[BEGIN Supplied information]
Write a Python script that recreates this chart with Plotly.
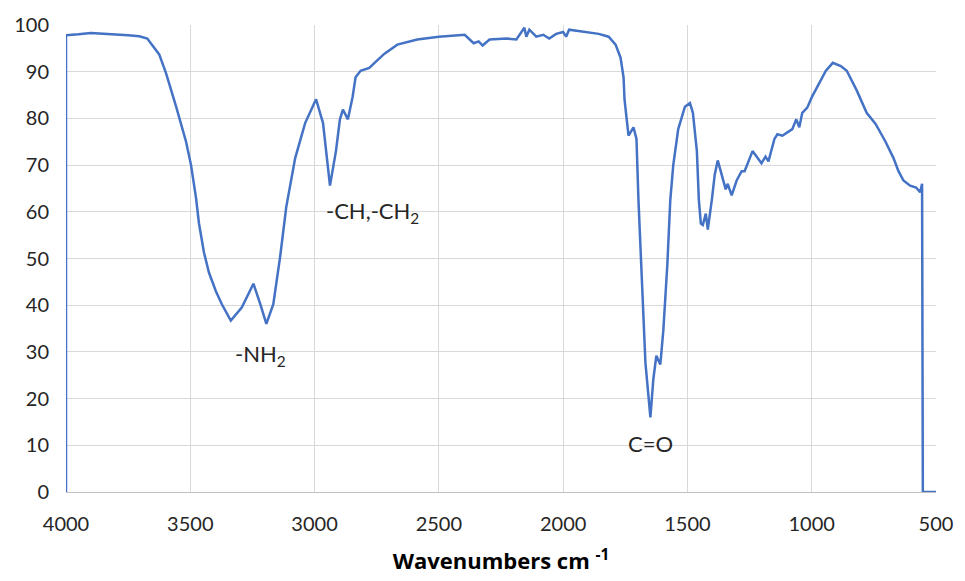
import plotly.graph_objects as go

wavenumber = [4000, 4000, 3950, 3900, 3850, 3800, 3750, 3705, 3673, 3625, 3597, 3557, 3517, 3497,
              3477, 3465, 3445, 3425, 3397, 3373, 3337, 3293, 3246, 3218, 3194, 3166, 3138,
              3114, 3078, 3038, 2994, 2966, 2938, 2914, 2898, 2886, 2866, 2847, 2835, 2815,
              2780, 2720, 2667, 2587, 2500, 2396, 2360, 2340, 2324, 2296, 2228, 2188, 2156,
              2148, 2136, 2108, 2080, 2056, 2028, 2000, 1988, 1976, 1920, 1857, 1817, 1789,
              1769, 1757, 1753, 1741, 1737, 1717, 1705, 1697, 1681, 1669, 1649, 1637, 1625,
              1609, 1597, 1581, 1569, 1557, 1537, 1510, 1490, 1478, 1462, 1454, 1446, 1438,
              1426, 1418, 1402, 1390, 1378, 1358, 1346, 1338, 1322, 1302, 1282, 1270, 1238,
              1202, 1186, 1174, 1150, 1138, 1118, 1098, 1078, 1062, 1050, 1038, 1018, 999,
              971, 943, 915, 883, 859, 819, 779, 743, 703, 671, 651, 631, 604, 580, 564, 556,
              553, 500]
transmittance = [0, 97.8, 98.0, 98.3, 98.1, 98.0, 97.8, 97.6, 97.1, 93.7, 89.6, 82.5, 75.0, 70.0,
                 63.0, 57.5, 51.3, 47.0, 43.0, 40.2, 36.7, 39.5, 44.6, 40.2, 36.0, 40.2, 50.6,
                 61.0, 71.5, 79.0, 84.1, 79.0, 65.6, 73.0, 79.8, 81.9, 79.8, 84.6, 88.8, 90.2,
                 90.8, 93.8, 95.8, 96.9, 97.5, 97.9, 96.1, 96.5, 95.6, 96.9, 97.1, 96.9, 99.4,
                 97.5, 99.0, 97.5, 97.9, 97.1, 98.1, 98.5, 97.5, 99.0, 98.5, 98.1, 97.5, 95.8,
                 93.0, 88.8, 84.0, 77.0, 76.3, 78.1, 75.6, 62.5, 41.6, 27.7, 16.0, 24.2, 29.2,
                 27.3, 34.6, 48.5, 62.5, 70.0, 77.7, 82.5, 83.3, 81.2, 73.0, 62.5, 57.5, 57.2,
                 59.6, 56.2, 62.5, 68.0, 71.0, 67.3, 64.8, 66.0, 63.5, 66.7, 68.7, 68.7, 73.0,
                 70.4, 71.8, 70.8, 75.6, 76.6, 76.3, 77.0, 77.7, 79.8, 78.1, 81.2, 82.3, 84.6,
                 87.5, 90.2, 91.9, 91.2, 90.2, 86.0, 81.2, 78.8, 75.0, 71.5, 68.7, 66.7, 65.6,
                 65.2, 64.2, 66.0, 0, 0]

label_text = ["-NH<sub>2</sub>", "-CH,-CH<sub>2</sub>", "C=O"]
label_x = [3218, 2767, 1649]
label_y = [29.4, 60.0, 10.4]

x_ticks = [4000, 3500, 3000, 2500, 2000, 1500, 1000, 500]
y_ticks = list(range(0, 101, 10))

FONT = "Lato, 'Open Sans', sans-serif"
TITLE_FONT = "'Open Sans', Lato, sans-serif"

fig = go.Figure()
fig.add_trace(go.Scatter(x=wavenumber, y=transmittance, mode="lines",
                         line=dict(color="#4472C4", width=2.5), showlegend=False,
                         hoverinfo="skip"))

for t, xv, yv in zip(label_text, label_x, label_y):
    fig.add_annotation(x=xv, y=yv, text=t, showarrow=False,
                       font=dict(family=FONT, size=22, color="#262626"),
                       xanchor="center", yanchor="middle")

fig.update_layout(
    width=965, height=581,
    margin=dict(l=66, r=22, t=14, b=88),
    paper_bgcolor="white", plot_bgcolor="white",
    font=dict(family=FONT, size=20, color="#262626"),
    xaxis=dict(range=[4000, 500], tickvals=x_ticks, ticktext=[str(v) for v in x_ticks],
               showgrid=True, gridcolor="#D9D9D9", gridwidth=1,
               showline=True, linecolor="#BFBFBF", linewidth=1, zeroline=False,
               ticks="", ticklabelstandoff=14,
               tickfont=dict(family=FONT, size=20, color="#262626"),
               title=dict(text="<b>Wavenumbers cm <sup>-1</sup></b>",
                          font=dict(family=TITLE_FONT, size=22, color="#000000"),
                          standoff=19)),
    yaxis=dict(range=[0, 100], tickvals=y_ticks,
               showgrid=True, gridcolor="#D9D9D9", gridwidth=1,
               showline=False, zeroline=False, ticks="", ticklabelstandoff=16,
               tickfont=dict(family=FONT, size=20, color="#262626")),
)

fig.write_html("out.html")
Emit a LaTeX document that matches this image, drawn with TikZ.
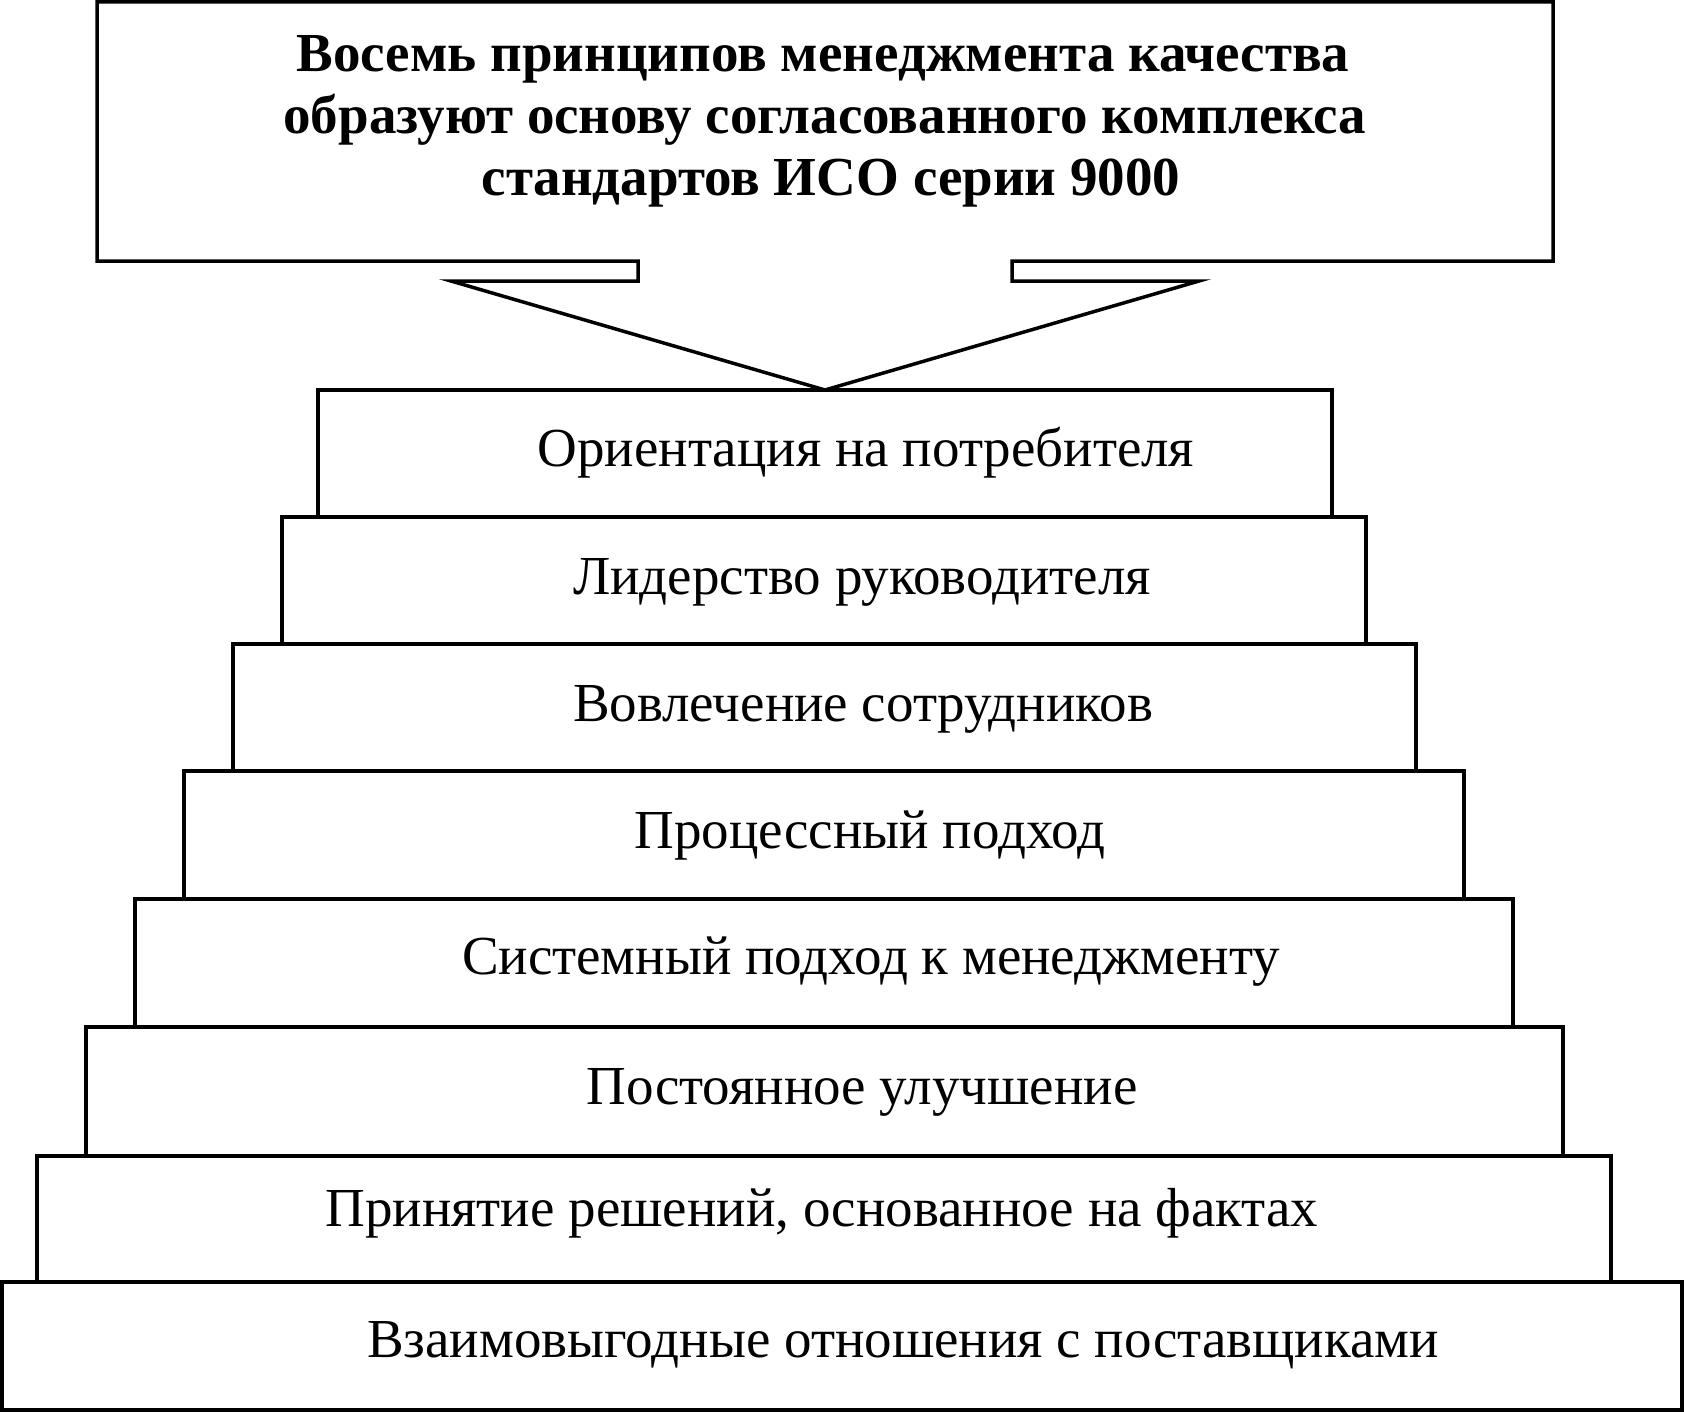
\documentclass[tikz,border=0pt]{standalone}
\usepackage{fontspec}
\setmainfont{Liberation Serif}
\begin{document}
\begin{tikzpicture}[x=1pt,y=-1pt,
  outl/.style={draw=black,line width=3.5pt,line join=miter},
  stepbox/.style={draw=black,line width=3.2pt,fill=white,inner sep=0pt},
  steptext/.style={font=\fontsize{55}{66}\selectfont,inner sep=0pt,anchor=base},
  titletext/.style={font=\fontsize{55}{62}\selectfont\bfseries,inner sep=0pt,anchor=base}]
\useasboundingbox (0,0) rectangle (1684,1413);
% top box with arrow
\path[outl] (97,2) -- (1553,2) -- (1553,261) -- (1012,261) -- (1012,281) -- (1199,281)
  -- (825,390) -- (451,281) -- (638,281) -- (638,261) -- (97,261) -- cycle;
\coordinate (tip) at (825,390);
\node[titletext] (h1) at (823,71) {Восемь принципов менеджмента качества};
\node[titletext] (h2) at (825,133) {образуют основу согласованного комплекса};
\node[titletext] (h3) at (831,195) {стандартов ИСО серии 9000};
% steps (bottom first so upper edges draw on top)
\foreach \n/\xl/\xr/\yt/\yb in {8/2/1682/1282/1410, 7/37/1611/1156/1282, 6/86/1563/1027/1156,
  5/135/1513/899/1027, 4/184/1464/771/899, 3/233/1416/644/771, 2/282/1366/517/644, 1/318/1332/390/517}
  \draw[stepbox] (\xl,\yt) rectangle (\xr,\yb);
\node[steptext] (t1) at (866,466) {Ориентация на потребителя};
\node[steptext] (t2) at (862,594) {Лидерство руководителя};
\node[steptext] (t3) at (863,721) {Вовлечение сотрудников};
\node[steptext] (t4) at (870,848) {Процессный подход};
\node[steptext] (t5) at (871,974) {Системный подход к менеджменту};
\node[steptext] (t6) at (862,1104) {Постоянное улучшение};
\node[steptext] (t7) at (822,1226) {Принятие решений, основанное на фактах};
\node[steptext] (t8) at (903,1357) {Взаимовыгодные отношения с поставщиками};
\end{tikzpicture}
\end{document}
[END Supplied information]
Exercise requirements -> From the top of the listing above, repeat each line exactly until you reach the line containing "import plotly.graph_objects as go", and repeat that one too. Leave the pictures out.

Response to this exercise ->
Write a Python script that recreates this chart with Plotly.
import plotly.graph_objects as go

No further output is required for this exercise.